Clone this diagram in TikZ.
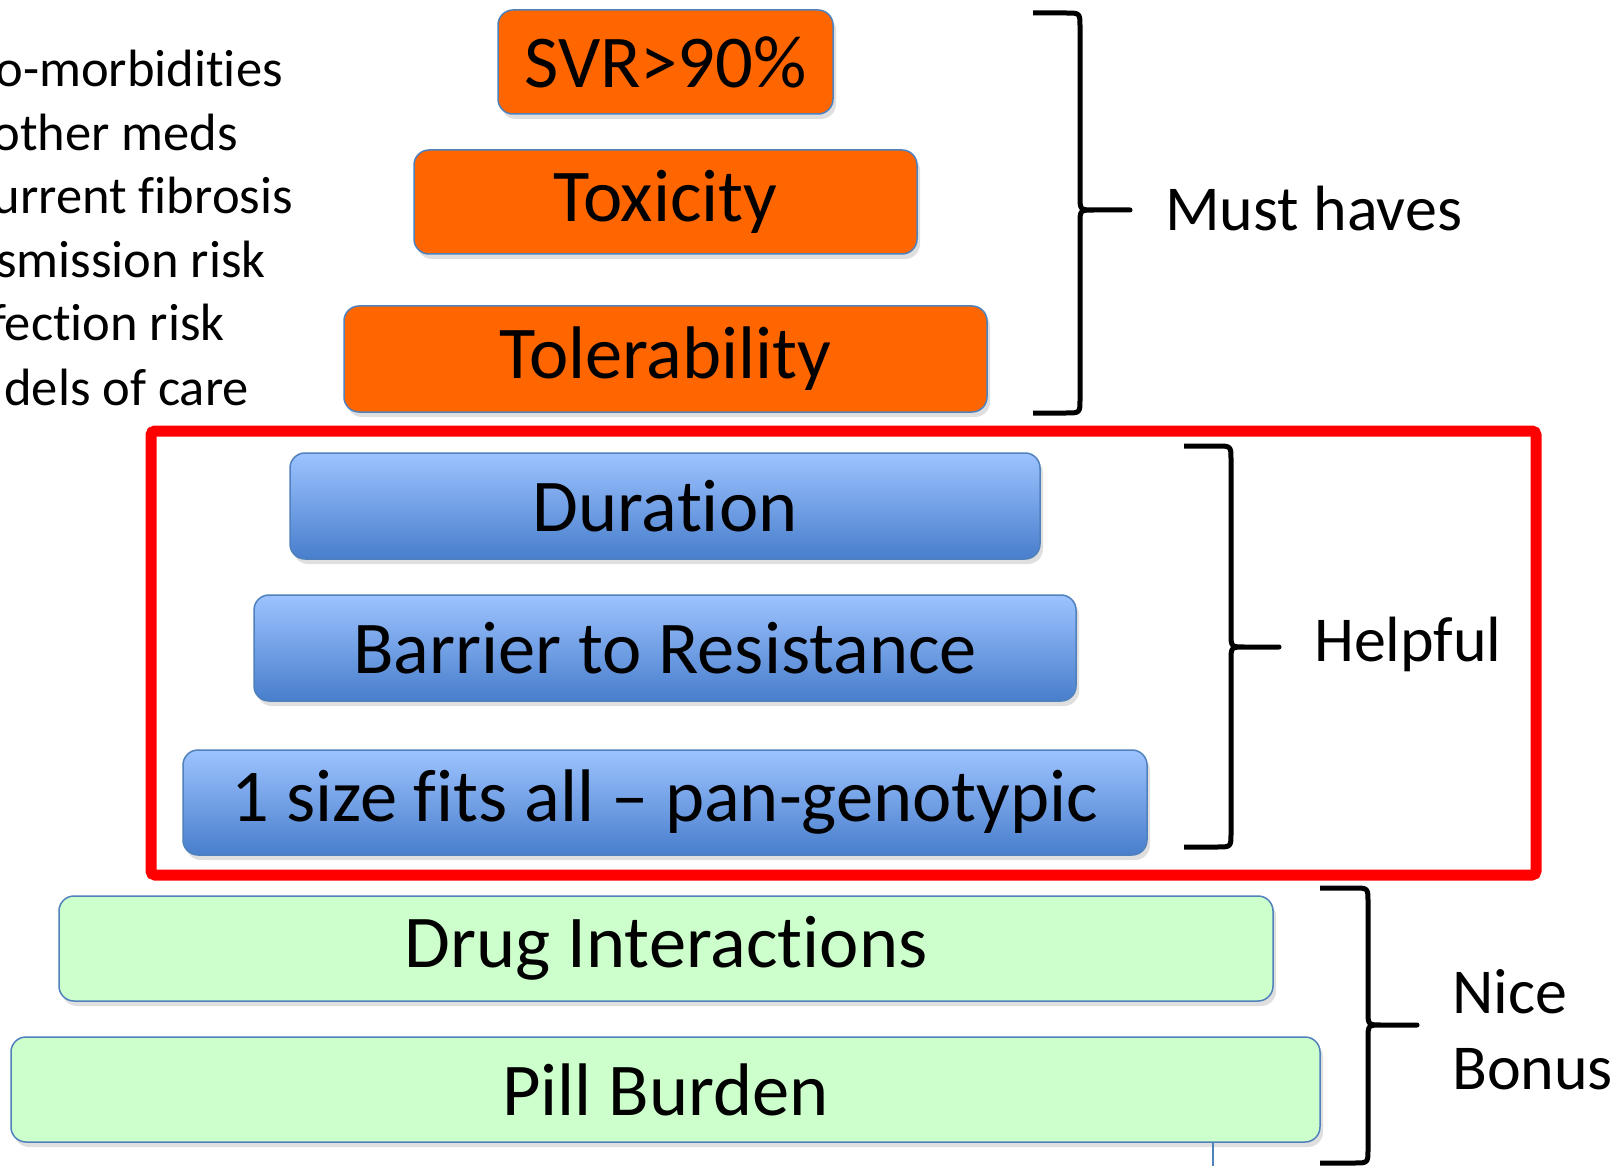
\documentclass[tikz,border=0pt]{standalone}
\usepackage{fontspec}
\setmainfont{Carlito}[Ligatures=NoCommon]
\usetikzlibrary{shadows}
\definecolor{orangebox}{RGB}{255,102,0}
\definecolor{boxline}{RGB}{79,129,189}
\definecolor{bluetop}{RGB}{157,195,255}
\definecolor{bluebot}{RGB}{72,126,204}
\definecolor{greenbox}{RGB}{204,255,204}
\tikzset{
  tier/.style={draw=boxline,line width=1.5pt,rounded corners=15pt,
    inner sep=0pt,font=\fontsize{74.5}{80}\selectfont,
    drop shadow={shadow xshift=3pt,shadow yshift=-5pt,opacity=.25}},
  musthave/.style={tier,fill=orangebox},
  helpful/.style={tier,top color=bluetop,bottom color=bluebot},
  bonus/.style={tier,fill=greenbox},
  curly/.style={line width=5pt,line join=round},
  sidetext/.style={font=\fontsize{52.5}{52}\selectfont,anchor=base east,inner sep=0pt},
  grouplabel/.style={font=\fontsize{64}{76}\selectfont,anchor=west,inner sep=0pt,align=left}
}
\begin{document}
\begin{tikzpicture}[x=1pt,y=-1pt]
	\useasboundingbox[fill=white] (0,0) rectangle (1612,1166);
	% factors on the left, cut by the page edge
	\node[sidetext] (f1) at (283,87) {o-morbidities};
	\node[sidetext] (f2) at (238,151) {other meds};
	\node[sidetext] (f3) at (293,214) {urrent fibrosis};
	\node[sidetext] (f4) at (266,278) {smission risk};
	\node[sidetext] (f5) at (225,341) {fection risk};
	\node[sidetext] (f6) at (249,405) {dels of care};
	% red frame
	\draw[red,line width=11pt,rounded corners=4pt] (151,431) rectangle (1536,875);
	% pyramid of tiers
	\node[musthave,minimum width=335pt,minimum height=104pt] (svr) at (665.5,62) {SVR>90\%};
	\node[musthave,minimum width=503pt,minimum height=104pt] (tox) at (665.5,202) {Toxicity};
	\node[musthave,minimum width=643pt,minimum height=106pt] (tol) at (665.5,359) {Tolerability};
	\node[helpful,minimum width=750pt,minimum height=106pt] (dur) at (665,506) {Duration};
	\node[helpful,minimum width=822pt,minimum height=106pt] (bar) at (665,648) {Barrier to Resistance};
	\node[helpful,minimum width=964pt,minimum height=105pt] (pan) at (665,802.5) {1 size fits all -- pan-genotypic};
	\node[bonus,minimum width=1214pt,minimum height=105pt] (ddi) at (666,948.5) {Drug Interactions};
	\node[bonus,minimum width=1309pt,minimum height=105pt] (pill) at (665.5,1089.5) {Pill Burden};
	\draw[boxline,line width=1.5pt] (1213,1143) -- (1213,1166);
	% braces
	\draw[curly] (1033,13) -- (1066,13) .. controls (1080,13) .. (1080,27) -- (1080,196)
		.. controls (1080,210) .. (1094,210) -- (1130,210) -- (1094,210)
		.. controls (1080,210) .. (1080,224) -- (1080,399) .. controls (1080,413) .. (1066,413) -- (1033,413);
	\draw[curly] (1184,446) -- (1217,446) .. controls (1231,446) .. (1231,460) -- (1231,633)
		.. controls (1231,647) .. (1245,647) -- (1279,647) -- (1245,647)
		.. controls (1231,647) .. (1231,661) -- (1231,833) .. controls (1231,847) .. (1217,847) -- (1184,847);
	\draw[curly] (1320,888) -- (1354,888) .. controls (1368,888) .. (1368,902) -- (1368,1011)
		.. controls (1368,1025) .. (1382,1025) -- (1417,1025) -- (1382,1025)
		.. controls (1368,1025) .. (1368,1039) -- (1368,1149) .. controls (1368,1163) .. (1354,1163) -- (1320,1163);
	\node[grouplabel] (must) at (1165,209) {Must haves};
	\node[grouplabel] (help) at (1314,644) {Helpful};
	\node[grouplabel] (nice) at (1452,1030) {Nice\\Bonus};
\end{tikzpicture}
\end{document}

######

» **Task requirements**
Quote the material exactly. Pictures stay out.

» **Final result**
Clone this diagram in TikZ.
\documentclass[tikz,border=0pt]{standalone}
\usepackage{fontspec}
\setmainfont{Carlito}[Ligatures=NoCommon]
\usetikzlibrary{shadows}
\definecolor{orangebox}{RGB}{255,102,0}
\definecolor{boxline}{RGB}{79,129,189}
\definecolor{bluetop}{RGB}{157,195,255}
\definecolor{bluebot}{RGB}{72,126,204}
\definecolor{greenbox}{RGB}{204,255,204}
\tikzset{
  tier/.style={draw=boxline,line width=1.5pt,rounded corners=15pt,
    inner sep=0pt,font=\fontsize{74.5}{80}\selectfont,
    drop shadow={shadow xshift=3pt,shadow yshift=-5pt,opacity=.25}},
  musthave/.style={tier,fill=orangebox},
  helpful/.style={tier,top color=bluetop,bottom color=bluebot},
  bonus/.style={tier,fill=greenbox},
  curly/.style={line width=5pt,line join=round},
  sidetext/.style={font=\fontsize{52.5}{52}\selectfont,anchor=base east,inner sep=0pt},
  grouplabel/.style={font=\fontsize{64}{76}\selectfont,anchor=west,inner sep=0pt,align=left}
}
\begin{document}
\begin{tikzpicture}[x=1pt,y=-1pt]
	\useasboundingbox[fill=white] (0,0) rectangle (1612,1166);
	% factors on the left, cut by the page edge
	\node[sidetext] (f1) at (283,87) {o-morbidities};
	\node[sidetext] (f2) at (238,151) {other meds};
	\node[sidetext] (f3) at (293,214) {urrent fibrosis};
	\node[sidetext] (f4) at (266,278) {smission risk};
	\node[sidetext] (f5) at (225,341) {fection risk};
	\node[sidetext] (f6) at (249,405) {dels of care};
	% red frame
	\draw[red,line width=11pt,rounded corners=4pt] (151,431) rectangle (1536,875);
	% pyramid of tiers
	\node[musthave,minimum width=335pt,minimum height=104pt] (svr) at (665.5,62) {SVR>90\%};
	\node[musthave,minimum width=503pt,minimum height=104pt] (tox) at (665.5,202) {Toxicity};
	\node[musthave,minimum width=643pt,minimum height=106pt] (tol) at (665.5,359) {Tolerability};
	\node[helpful,minimum width=750pt,minimum height=106pt] (dur) at (665,506) {Duration};
	\node[helpful,minimum width=822pt,minimum height=106pt] (bar) at (665,648) {Barrier to Resistance};
	\node[helpful,minimum width=964pt,minimum height=105pt] (pan) at (665,802.5) {1 size fits all -- pan-genotypic};
	\node[bonus,minimum width=1214pt,minimum height=105pt] (ddi) at (666,948.5) {Drug Interactions};
	\node[bonus,minimum width=1309pt,minimum height=105pt] (pill) at (665.5,1089.5) {Pill Burden};
	\draw[boxline,line width=1.5pt] (1213,1143) -- (1213,1166);
	% braces
	\draw[curly] (1033,13) -- (1066,13) .. controls (1080,13) .. (1080,27) -- (1080,196)
		.. controls (1080,210) .. (1094,210) -- (1130,210) -- (1094,210)
		.. controls (1080,210) .. (1080,224) -- (1080,399) .. controls (1080,413) .. (1066,413) -- (1033,413);
	\draw[curly] (1184,446) -- (1217,446) .. controls (1231,446) .. (1231,460) -- (1231,633)
		.. controls (1231,647) .. (1245,647) -- (1279,647) -- (1245,647)
		.. controls (1231,647) .. (1231,661) -- (1231,833) .. controls (1231,847) .. (1217,847) -- (1184,847);
	\draw[curly] (1320,888) -- (1354,888) .. controls (1368,888) .. (1368,902) -- (1368,1011)
		.. controls (1368,1025) .. (1382,1025) -- (1417,1025) -- (1382,1025)
		.. controls (1368,1025) .. (1368,1039) -- (1368,1149) .. controls (1368,1163) .. (1354,1163) -- (1320,1163);
	\node[grouplabel] (must) at (1165,209) {Must haves};
	\node[grouplabel] (help) at (1314,644) {Helpful};
	\node[grouplabel] (nice) at (1452,1030) {Nice\\Bonus};
\end{tikzpicture}
\end{document}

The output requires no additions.